The path to seniority sees job opportunities become ever more exclusive and expectations over skill set higher. Head of Internal Audit jobs tend to arise as a result of retirement or employees moving into other areas of the business, so for those heads of audit looking to make a move or find a new opportunity, their sources are likely to come via search firms or their own personal network.
An overarching regulatory climate is certainly prompting financial services firms to be at the forefront of the hiring squad when it comes to locating internal auditors with the required seniority and expertise. There are some roles available within industry and commerce, and for those interested in relocating, the Middle East holds a great deal of potential as a number of privately owned companies are setting up their own Internal Audit functions and are thus looking to bring in heads of audit to run the departments.
Historically, companies have recruited for head of internal audit roles externally, though the trend that has now been emerging seems to indicate a greater appetite for internal hires, as companies are seeking heads of audit in possession of commercial experience gained from working within the business. This desire for commercial savvy is prevalent across the majority of sectors as firms acknowledge the importance of ensuring their managers are instilled with an all-round understanding of the business, including sales and operations as well as internal processes.

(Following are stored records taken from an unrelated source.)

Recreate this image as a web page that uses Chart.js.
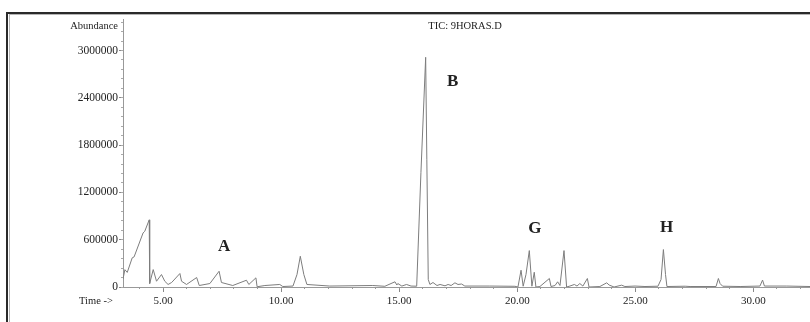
<!DOCTYPE html>
<html>
<head>
<meta charset="utf-8">
<script src="https://cdn.jsdelivr.net/npm/chart.js@4/dist/chart.umd.min.js"></script>
<style>
  html, body { margin: 0; padding: 0; background: #fff; }
  #wrap { width: 810px; height: 322px; }
</style>
</head>
<body>
<div id="wrap"><canvas id="tic"></canvas></div>
<script>
// chromatogram: time (min) and abundance
var times = [3.30, 3.38, 3.48, 3.69, 3.77, 4.15, 4.22, 4.41, 4.42, 4.44, 4.58, 4.72, 4.93, 5.07, 5.21, 5.36,
  5.71, 5.78, 5.99, 6.42, 6.53, 6.98, 7.37, 7.47, 7.95, 8.53, 8.63, 8.93, 8.98, 9.31, 9.94, 10.07,
  10.50, 10.67, 10.81, 10.96, 11.09, 12.06, 13.88, 14.39, 14.82, 14.90, 14.94, 15.11, 15.31, 15.50,
  15.74, 15.92, 16.12, 16.17, 16.23, 16.30, 16.43, 16.60, 16.73, 16.94, 17.07, 17.20, 17.36, 17.49,
  17.64, 17.78, 18.84, 19.90, 20.03, 20.16, 20.25, 20.37, 20.51, 20.62, 20.72, 20.79, 20.96, 21.36,
  21.43, 21.60, 21.71, 21.81, 21.98, 22.09, 22.23, 22.42, 22.53, 22.65, 22.78, 22.97, 23.04, 23.50,
  23.79, 23.89, 24.10, 24.42, 24.56, 24.99, 25.41, 25.96, 26.09, 26.19, 26.28, 26.34, 27.11, 27.32,
  28.42, 28.52, 28.59, 28.70, 29.44, 30.28, 30.39, 30.47, 31.42, 32.40]
var abundance = [100000, 220000, 185000, 370000, 382000, 686000, 706000, 852000, 50000, 44000, 221000, 73000, 158000, 73000, 32000, 57000,
  171000, 73000, 32000, 120000, 19000, 44000, 200000, 57000, 19000, 86000, 32000, 116000, 3000, 19000, 32000, 6000,
  12000, 158000, 390000, 158000, 32000, 12000, 19000, 9000, 66000, 25000, 44000, 12000, 32000, 12000,
  10000, 1450000, 2914000, 1614000, 95000, 32000, 57000, 19000, 32000, 15000, 32000, 19000, 53000, 32000,
  38000, 12000, 12000, 9000, 0, 213000, 10000, 158000, 462000, 10000, 187000, 0, 6000, 108000,
  6000, 19000, 66000, 19000, 462000, 0, 12000, 32000, 12000, 44000, 12000, 108000, 0, 6000,
  53000, 25000, 0, 23000, 6000, 12000, 6000, 10000, 95000, 475000, 158000, 6000, 10000, 6000,
  6000, 108000, 44000, 10000, 6000, 12000, 88000, 12000, 12000, 6000]

// axis ticks
var xTicks = [5, 10, 15, 20, 25, 30]
var yTicks = [0, 600000, 1200000, 1800000, 2400000, 3000000]
var xMinorStep = 1
var yMinorStep = 120000

// peak letters and where they sit
var peakNames = ["A", "B", "G", "H"]
var peakTime = [7.58, 17.26, 20.75, 26.33]
var peakAbund = [513000, 2605000, 740000, 749000]

var xMin = 3.3, xMax = 32.4
var yMax = 3400000

var points = []
for (var i = 0; i < times.length; i++) {
  points.push({x: times[i], y: abundance[i]})
}

function fixedTicks(list) {
  return function(s) { s.ticks = list.map(function(v) { return {value: v} }) }
}
function minorTicks(step) {
  return function(s) {
    var t = []
    for (var v = Math.ceil(s.min / step) * step; v <= s.max; v += step) t.push({value: v})
    s.ticks = t
  }
}

var serif = "'Liberation Serif', 'DejaVu Serif', serif"

// frame and loose texts
var extras = {
  id: "extras",
  beforeDraw: function(chart) {
    var c = chart.ctx
    c.save()
    c.fillStyle = "#2a2a2a"
    c.fillRect(8, 12, 802, 2)
    c.fillRect(6, 12, 2, 310)
    c.fillStyle = "#b5b5b5"
    c.fillRect(10, 14, 800, 1)
    c.fillRect(9, 14, 1, 308)
    c.restore()
  },
  afterDraw: function(chart) {
    var c = chart.ctx
    var xs = chart.scales.x, ys = chart.scales.y
    c.save()
    c.fillStyle = "#222"
    c.textBaseline = "middle"
    c.font = "10.5px " + serif
    c.textAlign = "right"
    c.fillText("Abundance", 118, 26)
    c.textAlign = "center"
    c.fillText("TIC: 9HORAS.D", 465, 26)
    c.textAlign = "left"
    c.fillText("Time ->", 79, 301)
    c.font = "bold 17px " + serif
    c.textAlign = "center"
    for (var k = 0; k < peakNames.length; k++) {
      c.fillText(peakNames[k], xs.getPixelForValue(peakTime[k]), ys.getPixelForValue(peakAbund[k]))
    }
    c.restore()
  }
}

new Chart(document.getElementById("tic"), {
  type: "scatter",
  data: {
    datasets: [{
      data: points,
      showLine: true,
      borderColor: "#7d7d7d",
      borderWidth: 1,
      pointRadius: 0,
      tension: 0
    }]
  },
  options: {
    responsive: true,
    maintainAspectRatio: false,
    animation: false,
    layout: { padding: { top: 19, left: 0, right: 0, bottom: 0 } },
    plugins: { legend: { display: false }, tooltip: { enabled: false } },
    scales: {
      x: {
        type: "linear", position: "bottom", min: xMin, max: xMax,
        grid: { drawOnChartArea: false, tickLength: 5, color: "#888" },
        border: { color: "#999", width: 1 },
        afterBuildTicks: fixedTicks(xTicks),
        ticks: {
          padding: 3, color: "#222", maxRotation: 0, autoSkip: false,
          font: { family: serif, size: 11 },
          callback: function(v) { return v.toFixed(2) }
        },
        afterFit: function(s) { s.height = 35 }
      },
      xMinor: {
        type: "linear", position: { y: 0 }, min: xMin, max: xMax,
        grid: { drawOnChartArea: false, tickLength: 2, color: "#999" },
        border: { display: false },
        afterBuildTicks: minorTicks(xMinorStep),
        ticks: { display: false, autoSkip: false },
        afterFit: function(s) { s.height = 0 }
      },
      y: {
        type: "linear", position: "left", min: 0, max: yMax,
        grid: { drawOnChartArea: false, tickLength: 4, color: "#888" },
        border: { color: "#999", width: 1 },
        afterBuildTicks: fixedTicks(yTicks),
        ticks: {
          padding: 1, color: "#222", autoSkip: false,
          font: { family: serif, size: 11.5 },
          callback: function(v) { return String(v) }
        },
        afterFit: function(s) { s.width = 123 }
      },
      yMinor: {
        type: "linear", position: { x: xMin }, min: 0, max: yMax,
        grid: { drawOnChartArea: false, tickLength: 2, color: "#aaa" },
        border: { display: false },
        afterBuildTicks: minorTicks(yMinorStep),
        ticks: { display: false, autoSkip: false },
        afterFit: function(s) { s.width = 0 }
      }
    }
  },
  plugins: [extras]
})
</script>
</body>
</html>
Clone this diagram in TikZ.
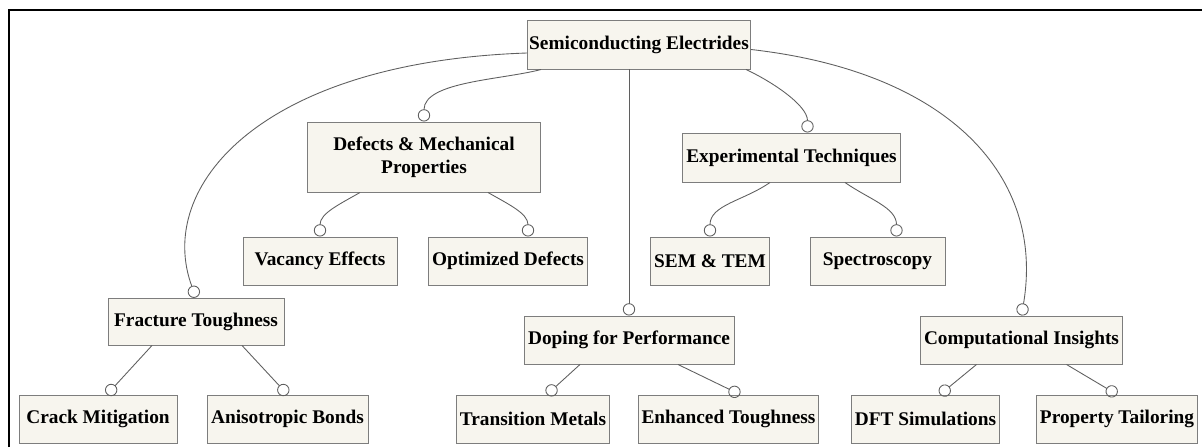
\documentclass[tikz,border=0pt]{standalone}
\usepackage{fontspec}
\setmainfont{Liberation Serif}
\usepackage{tikz}
\usetikzlibrary{arrows.meta}
\usepackage{xcolor}
\definecolor{boxfill}{RGB}{247, 245, 238}
\definecolor{boxline}{RGB}{125, 125, 125}
\definecolor{linkgray}{RGB}{95, 95, 95}

\begin{document}
\begin{tikzpicture}[scale=1.0,
  box/.style={draw=boxline, fill=boxfill, line width=0.55pt, inner xsep=2pt,
    minimum height=0.96cm, font=\fontsize{11}{13}\selectfont\bfseries, align=center},
  link/.style={draw=linkgray, line width=0.5pt, -{Circle[open, length=7pt]}}]
  \useasboundingbox (0,0) rectangle (24.04,8.94);

  % 外框
  \draw[line width=1.6pt] (0.18,0) -- (0.18,8.74) -- (24.04,8.74);

  % 根节点
  \node[box, inner xsep=0pt, minimum width=4.46cm, minimum height=0.98cm] (root) at (12.78,8.05) {Semiconducting Electrides};

  % 第二层
  \node[box, minimum width=4.66cm, minimum height=1.40cm] (defects) at (8.48,5.80) {Defects \& Mechanical\\Properties};
  \node[box, minimum width=3.62cm, minimum height=0.98cm] (exper) at (15.83,5.79) {Experimental Techniques};
  \node[box, minimum width=3.52cm, minimum height=0.94cm] (fracture) at (3.92,2.51) {Fracture Toughness};
  \node[box, minimum width=4.20cm] (doping) at (12.58,2.14) {Doping for Performance};
  \node[box, minimum width=3.38cm] (comput) at (20.43,2.14) {Computational Insights};

  % 叶节点
  \node[box, minimum width=3.08cm] (vacancy) at (6.40,3.72) {Vacancy Effects};
  \node[box, minimum width=2.92cm] (optimized) at (10.16,3.72) {Optimized Defects};
  \node[box, minimum width=2.12cm] (sem) at (14.20,3.72) {SEM \& TEM};
  \node[box, minimum width=2.70cm] (spectro) at (17.55,3.72) {Spectroscopy};
  \node[box, minimum width=3.16cm] (crack) at (1.96,0.56) {Crack Mitigation};
  \node[box, minimum width=3.22cm] (aniso) at (5.75,0.56) {Anisotropic Bonds};
  \node[box, minimum width=2.84cm] (transition) at (10.66,0.56) {Transition Metals};
  \node[box, minimum width=3.06cm] (enhanced) at (14.57,0.56) {Enhanced Toughness};
  \node[box, minimum width=2.62cm] (dft) at (18.51,0.56) {DFT Simulations};
  \node[box, minimum width=3.20cm] (property) at (22.34,0.56) {Property Tailoring};

  % 根节点连线
  \draw[link] ([yshift=-0.17cm]root.west) .. controls (5.2,7.7) and (3.1,5.2) .. (fracture.north);
  \draw[link] ([xshift=0.28cm]root.south west) to[out=195, in=90, looseness=0.8] (defects.north);
  \draw[link] ([xshift=-0.1cm]root.south east) to[out=-25, in=90, looseness=0.8] ([xshift=0.32cm]exper.north);
  \draw[link] ([yshift=-0.1cm]root.east) .. controls (19.0,7.5) and (20.9,5.4) .. (comput.north);
  \draw[link] (root.south -| doping.north) -- (doping.north);

  % 第二层连线
  \draw[link] ([xshift=-1.28cm]defects.south) to[out=-150, in=90] (vacancy.north);
  \draw[link] ([xshift=1.28cm]defects.south) to[out=-30, in=90] ([xshift=0.4cm]optimized.north);
  \draw[link] ([xshift=-0.43cm]exper.south) to[out=-145, in=90] (sem.north);
  \draw[link] ([xshift=1.07cm]exper.south) to[out=-35, in=90] ([xshift=0.38cm]spectro.north);
  \draw[link] ([xshift=-0.88cm]fracture.south) -- ([xshift=0.18cm]crack.north);
  \draw[link] ([xshift=0.92cm]fracture.south) -- (aniso.north);
  \draw[link] ([xshift=-0.98cm]doping.south) -- ([xshift=0.28cm]transition.north);
  \draw[link] ([xshift=0.98cm]doping.south) -- ([xshift=0.23cm]enhanced.north);
  \draw[link] ([xshift=-0.9cm]comput.south) -- ([xshift=0.29cm]dft.north);
  \draw[link] ([xshift=0.9cm]comput.south) -- (property.north);
\end{tikzpicture}
\end{document}
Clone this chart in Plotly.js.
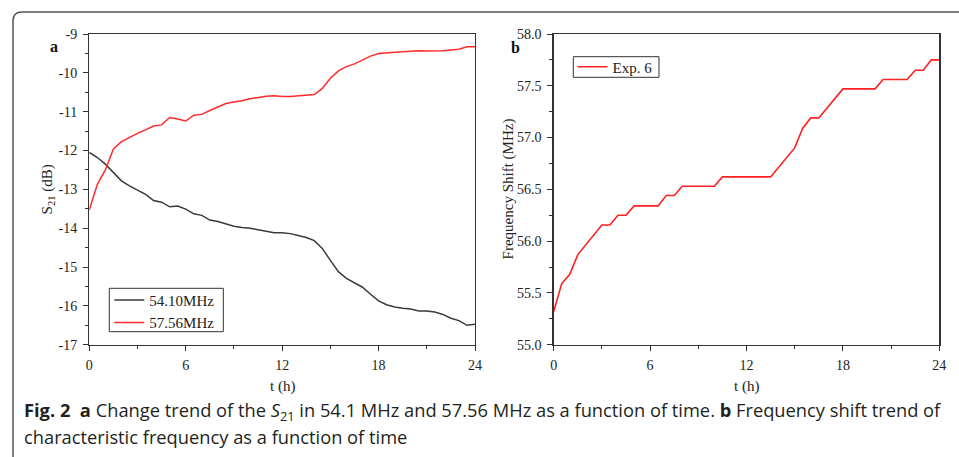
<!DOCTYPE html>
<html>
<head>
<meta charset="utf-8">
<script src="https://cdn.plot.ly/plotly-3.0.1.min.js"></script>
<style>html,body{margin:0;padding:0;background:#fff;}#chart{width:959px;height:457px;}</style>
</head>
<body>
<div id="chart"></div>
<script>
// ---- data ----
const timeHalfHours = [0,0.5,1,1.5,2,2.5,3,3.5,4,4.5,5,5.5,6,6.5,7,7.5,8,8.5,9,9.5,10,10.5,11,11.5,12,12.5,13,13.5,14,14.5,15,15.5,16,16.5,17,17.5,18,18.5,19,19.5,20,20.5,21,21.5,22,22.5,23,23.5,24];
const s21_5410 = [-12.05,-12.18,-12.35,-12.57,-12.78,-12.91,-13.02,-13.13,-13.29,-13.33,-13.45,-13.43,-13.51,-13.63,-13.67,-13.79,-13.83,-13.90,-13.95,-13.98,-14.00,-14.04,-14.08,-14.12,-14.12,-14.14,-14.19,-14.24,-14.32,-14.52,-14.83,-15.12,-15.29,-15.40,-15.52,-15.70,-15.87,-15.97,-16.03,-16.06,-16.08,-16.13,-16.13,-16.16,-16.22,-16.32,-16.38,-16.50,-16.47];
const s21_5756 = [-13.53,-12.87,-12.50,-11.96,-11.77,-11.66,-11.56,-11.47,-11.37,-11.34,-11.15,-11.19,-11.24,-11.09,-11.07,-10.97,-10.88,-10.79,-10.75,-10.72,-10.67,-10.63,-10.60,-10.59,-10.61,-10.61,-10.59,-10.58,-10.56,-10.40,-10.14,-9.95,-9.84,-9.77,-9.67,-9.57,-9.50,-9.48,-9.47,-9.46,-9.45,-9.43,-9.44,-9.44,-9.43,-9.41,-9.39,-9.33,-9.33];

const timeExp6 = [0,0.5,1,1.5,3,3.5,4,4.5,5,6.5,7,7.5,8,10,10.5,13.5,15,15.5,16,16.5,18,20,20.5,22,22.5,23,23.5,24];
const freqExp6 = [55.32,55.59,55.68,55.87,56.156,56.156,56.25,56.25,56.34,56.34,56.44,56.44,56.53,56.53,56.62,56.62,56.90,57.09,57.19,57.19,57.47,57.47,57.56,57.56,57.65,57.65,57.75,57.75];

const xTickVals = [0,6,12,18,24];
const s21TickVals = [-17,-16,-15,-14,-13,-12,-11,-10,-9];
const s21TickText = ['-17','-16','-15','-14','-13','-12','-11','-10','-9'];
const freqTickVals = [55,55.5,56,56.5,57,57.5,58];
const freqTickText = ['55.0','55.5','56.0','56.5','57.0','57.5','58.0'];

// ---- layout helpers ----
const W = 959, H = 457;
const px = v => v / W;
const py = v => 1 - v / H;

const serif = '"Liberation Serif", "Times New Roman", serif';
const axisCol = '#333333';
const tickFont = {family: serif, size: 14, color: '#222'};

function xAxis(domain, anchor) {
  return {
    domain: domain, anchor: anchor, range: [0, 24],
    tickmode: 'array', tickvals: xTickVals,
    ticks: 'outside', ticklen: 5, tickwidth: 1, tickcolor: axisCol,
    showline: true, linecolor: axisCol, linewidth: 1.3, mirror: true,
    showgrid: false, zeroline: false,
    tickfont: tickFont, ticklabelstandoff: 2,
    minor: {dtick: 3, tick0: 0, ticks: 'outside', ticklen: 3, tickwidth: 1, tickcolor: axisCol, showgrid: false}
  };
}
function yAxis(domain, anchor, range, vals, text, minorStep) {
  return {
    domain: domain, anchor: anchor, range: range,
    tickmode: 'array', tickvals: vals, ticktext: text,
    ticks: 'outside', ticklen: 5, tickwidth: 1, tickcolor: axisCol,
    showline: true, linecolor: axisCol, linewidth: 1.3, mirror: true,
    showgrid: false, zeroline: false,
    tickfont: tickFont, ticklabelstandoff: 3,
    minor: {dtick: minorStep, tick0: range[0], ticks: 'outside', ticklen: 3, tickwidth: 1, tickcolor: axisCol, showgrid: false}
  };
}

const yDom = [py(344.7), py(34)];

const traces = [
  {x: timeHalfHours, y: s21_5410, type: 'scatter', mode: 'lines', name: '54.10MHz',
   line: {color: '#3a3a3a', width: 1.5}, xaxis: 'x', yaxis: 'y', legend: 'legend'},
  {x: timeHalfHours, y: s21_5756, type: 'scatter', mode: 'lines', name: '57.56MHz',
   line: {color: '#ff2a2a', width: 1.5}, xaxis: 'x', yaxis: 'y', legend: 'legend'},
  {x: timeExp6, y: freqExp6, type: 'scatter', mode: 'lines', name: 'Exp. 6',
   line: {color: '#ff2020', width: 1.6}, xaxis: 'x2', yaxis: 'y2', legend: 'legend2'}
];

const capFont = {family: '"Open Sans", sans-serif', size: 18.3, color: '#231f20'};

function ann(text, x, y, extra) {
  return Object.assign({text: text, x: px(x), y: py(y), xref: 'paper', yref: 'paper',
    xanchor: 'center', yanchor: 'middle', showarrow: false,
    font: {family: serif, size: 15, color: '#222'}}, extra || {});
}
function box(x0, y0, x1, y1) {
  return {type: 'rect', xref: 'paper', yref: 'paper', x0: px(x0), x1: px(x1), y0: py(y1), y1: py(y0),
    line: {color: axisCol, width: 1}, fillcolor: '#fff', layer: 'above'};
}

const layout = {
  width: W, height: H,
  margin: {l: 0, r: 0, t: 0, b: 0},
  paper_bgcolor: '#fff', plot_bgcolor: '#fff',
  font: {family: serif, size: 14, color: '#222'},
  showlegend: true,
  xaxis: xAxis([px(89.3), px(475)], 'y'),
  yaxis: yAxis(yDom, 'x', [-17, -9], s21TickVals, s21TickText, 0.5),
  xaxis2: xAxis([px(553.7), px(939.3)], 'y2'),
  yaxis2: yAxis(yDom, 'x2', [55, 58], freqTickVals, freqTickText, 0.25),
  legend: {x: px(109.3), y: py(311.2), xanchor: 'left', yanchor: 'middle',
    bgcolor: 'rgba(0,0,0,0)', borderwidth: 0,
    font: {family: serif, size: 15, color: '#222'}, tracegroupgap: 0},
  legend2: {x: px(572.5), y: py(67), xanchor: 'left', yanchor: 'middle',
    bgcolor: 'rgba(0,0,0,0)', borderwidth: 0,
    font: {family: serif, size: 15, color: '#222'}, tracegroupgap: 0},
  shapes: [
    {type: 'path', xref: 'paper', yref: 'paper',
     path: `M ${px(13)} ${py(457)} L ${px(13)} ${py(21)} Q ${px(13)} ${py(12)} ${px(22)} ${py(12)} L ${px(959)} ${py(12)}`,
     line: {color: '#555', width: 1.5}},
    box(109.3, 288.3, 223.3, 331.7),
    box(573.3, 56.7, 659, 77.3)
  ],
  annotations: [
    ann('<b>a</b>', 54.3, 46, {font: {family: serif, size: 16, color: '#111'}}),
    ann('<b>b</b>', 515, 48, {font: {family: serif, size: 16, color: '#111'}}),
    ann('t (h)', 282, 386),
    ann('t (h)', 746.7, 386),
    ann('S<sub>21</sub> (dB)', 48, 189.4, {textangle: -90}),
    ann('Frequency Shift (MHz)', 508, 189.4, {textangle: -90}),
    ann('<b>Fig. 2</b>\u00a0 <b>a</b> Change trend of the <i>S</i><sub>21</sub> in 54.1 MHz and 57.56 MHz as a function of time. <b>b</b> Frequency shift trend of',
        22, 411, {xanchor: 'left', font: capFont}),
    ann('characteristic frequency as a function of time', 22, 436, {xanchor: 'left', font: capFont})
  ]
};

Plotly.newPlot('chart', traces, layout, {displayModeBar: false, staticPlot: true});
</script>
</body>
</html>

A technical grounding in audit certainly qualifies as essential criteria for head of internal audit positions; however that alone will not progress your career. Servicing the business side of the role as well as the personal, heads of audit must have an acute understanding of the impact of the audit function on the business itself and its users. Keeping informed of changes and updates in regulations is a certain prerequisite for any head of internal audit. As the key point of contact with regulating bodies those in senior audit roles are expected to be able to communicate clearly and effectively in order to relate the facets of audit processes and necessary recommendations in a way that those outside of the audit function can comprehend.
Communication is key as the head of internal audit is required to liaise with the most senior figures of their business, including both the audit committee and executive board, as well as being able to talk to key stakeholders in the company. This is a job that requires a certain level of gravitas in its influential position within a business and excellent presentation skills to match.
From communication to computing, the importance of technological expertise should not be discounted for those in a head of internal audit job. Cyber security and internal audit are more and more becoming close bedfellows as companies work to align the two in order to strengthen internal processes and their defence against information security breaches and attacks. Therefore, heads of internal audit need to have in their professional arsenal a strong understanding of technology, while not from an IT background, but the ability to decipher its impact both on audit and the business.